For A2, the index on(stagename, actorid) can be searched fully instead of the relation to speed up the query.
Indices do not always help reduce the cost of queries:
they must be selective
they must be significantly smaller in size than the relation they are indexing
they must be used often in queries where they make a difference
Foreign keys introduce hidden costs to updates since they must be checked for all updates that relate to them
Count queries can be answered using indices on attributes with a “NOT NULL”” constraint (check if the index indices null values)
Other hints¶
Partition data to multiple disks
Place data that is accessed sequentially on its own disk
Invoke parallel query processing when multiple CPUs are available
Create more detailed statistics (histograms)
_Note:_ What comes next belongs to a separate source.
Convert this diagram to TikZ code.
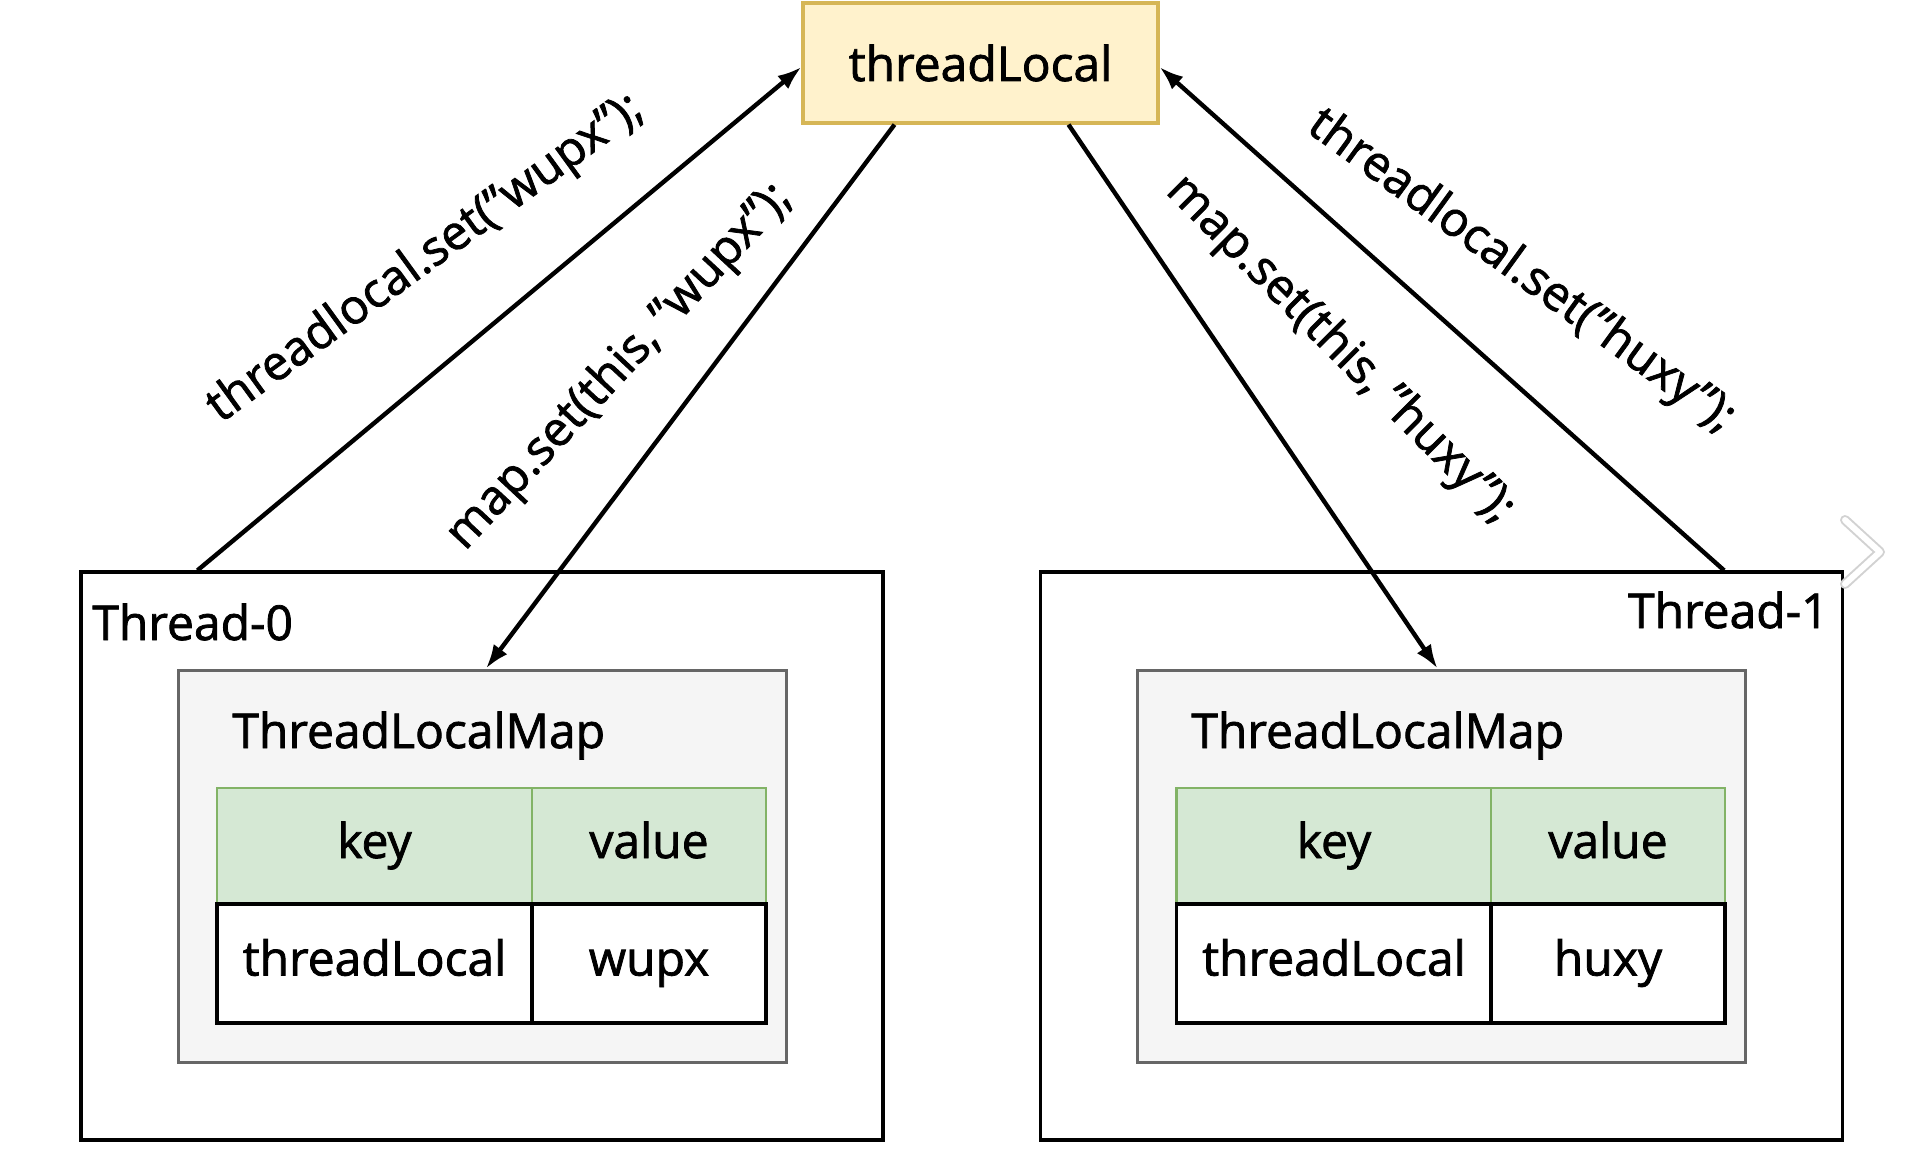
\documentclass[tikz,border=0pt]{standalone}
\usepackage{fontspec}
\setmainfont{Open Sans}[UprightFeatures={FakeBold=1.6}]
\usetikzlibrary{arrows.meta}
\definecolor{tlfill}{HTML}{FFF2CC}
\definecolor{tldraw}{HTML}{D6B656}
\definecolor{mapfill}{HTML}{F5F5F5}
\definecolor{mapdraw}{HTML}{666666}
\definecolor{hdfill}{HTML}{D5E8D4}
\definecolor{hddraw}{HTML}{82B366}
\begin{document}
\begin{tikzpicture}[x=0.5pt,y=-0.5pt,
  every node/.style={font=\fontsize{24}{28}\selectfont, inner sep=0pt},
  tlbox/.style={draw=tldraw, fill=tlfill, line width=1.6pt, minimum width=177.5pt, minimum height=60pt},
  threadbox/.style={draw=black, fill=white, line width=1.6pt, minimum width=401pt, minimum height=284pt},
  mapbox/.style={draw=mapdraw, fill=mapfill, line width=1.5pt, minimum width=304pt, minimum height=196pt},
  hdcell/.style={draw=hddraw, fill=hdfill, line width=1.2pt, minimum height=58pt, text height=17pt, text depth=5pt},
  rowcell/.style={draw=black, fill=white, line width=1.6pt, minimum height=59.5pt, text height=17pt, text depth=5pt},
  keyw/.style={minimum width=157.5pt},
  valw/.style={minimum width=117pt},
  arr/.style={line width=2.2pt, -{Latex[length=12pt,width=8.5pt]}},
]
\useasboundingbox (0,0) rectangle (1916,1150);

% threadLocal object
\node[tlbox] (tl) at (980.5,63) {threadLocal};

% threads
\node[threadbox] (t0) at (482,856) {};
\node[threadbox] (t1) at (1441.5,856) {};
\node[anchor=base west] (t0lab) at (92,640) {Thread-0};
\node[anchor=base east] (t1lab) at (1829,628) {Thread-1};

% maps
\node[mapbox] (m0) at (482,866) {};
\node[mapbox] (m1) at (1441.5,866) {};
\node[anchor=base west] (m0lab) at (232,748) {ThreadLocalMap};
\node[anchor=base west] (m1lab) at (1191,748) {ThreadLocalMap};

% left table
\node[hdcell, keyw] (k0) at (374.5,846) {key};
\node[hdcell, valw] (v0) at (649,846) {value};
\node[rowcell, keyw] (rk0) at (374.5,963.5) {threadLocal};
\node[rowcell, valw] (rv0) at (649,963.5) {wupx};

% right table
\node[hdcell, keyw] (k1) at (1334,846) {key};
\node[hdcell, valw] (v1) at (1608,846) {value};
\node[rowcell, keyw] (rk1) at (1334,963.5) {threadLocal};
\node[rowcell, valw] (rv1) at (1608,963.5) {huxy};

% connectors
\draw[arr] ([xshift=59pt]t0.north west) -- ([yshift=-2pt]tl.west);
\draw[arr] ([xshift=-43pt]tl.south) -- ([xshift=2pt]m0.north);
\draw[arr] ([xshift=44pt]tl.south) -- ([xshift=-2pt]m1.north);
\draw[arr] ([xshift=-60pt]t1.north east) -- ([yshift=-2pt]tl.east);

% connector labels
\node[rotate=36] (lab1) at (426,259) {threadlocal.set("wupx");};
\node[rotate=47] (lab2) at (620,367) {map.set(this, "wupx");};
\node[rotate=-45] (lab3) at (1340,350) {map.set(this, "huxy");};
\node[rotate=-36] (lab4) at (1521,272) {threadlocal.set("huxy");};

% chevron
\coordinate (c1) at (1845,520);
\coordinate (c2) at (1880,552);
\coordinate (c3) at (1845,584);
\draw[gray!35, line width=5pt, line cap=round, line join=round] (c1) -- (c2) -- (c3);
\draw[white, line width=3pt, line cap=round, line join=round] (c1) -- (c2) -- (c3);
\end{tikzpicture}
\end{document}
Recompute statistics periodically as needed
Examine the query plans generated by the system and influence them as necessary
Postgresql Optimizer¶
Postgresql’s CBO (cost-based-optimizer) relies heavily on table statistics being available for all tables used in a query.
analyze;
will recompute the statistics for all the tables in a database.
Must be run periodically for updated statistics.
You can ask the optimizer to give you the query plan for a query.
EXPLAIN query ; EXPLAIN SELECT mr.movieid FROM actors a, movieroles mr WHERE a.name = 'Kevin' and a.surname = 'Bacon' and a.id = mr.actorid; QUERY PLAN ---------------------------------------------------------------------------------------------- Hash Join (cost=3302.62..8991.86 rows=2 width=4) Hash Cond: (mr.actorid = a.id) -> Seq Scan on movieroles mr (cost=0.00..4695.07 rows=265107 width=8) -> Hash (cost=3302.61..3302.61 rows=1 width=4) -> Seq Scan on actors a (cost=0.00..3302.61 rows=1 width=4) Filter: (((name)::text = 'Kevin'::text) AND ((surname)::text = 'Bacon'::text)) (6 rows)
Summary¶
There are many methods from changing data model, queries and storage methods to improve performance.
Performance must be improved for the whole workload. Compute the total cost of all queries multiplied by their frequency before and after tuning.
Tuning is a complex optimization problem due to dependencies between different actions. Concentrate on queries that contribute most to the workload.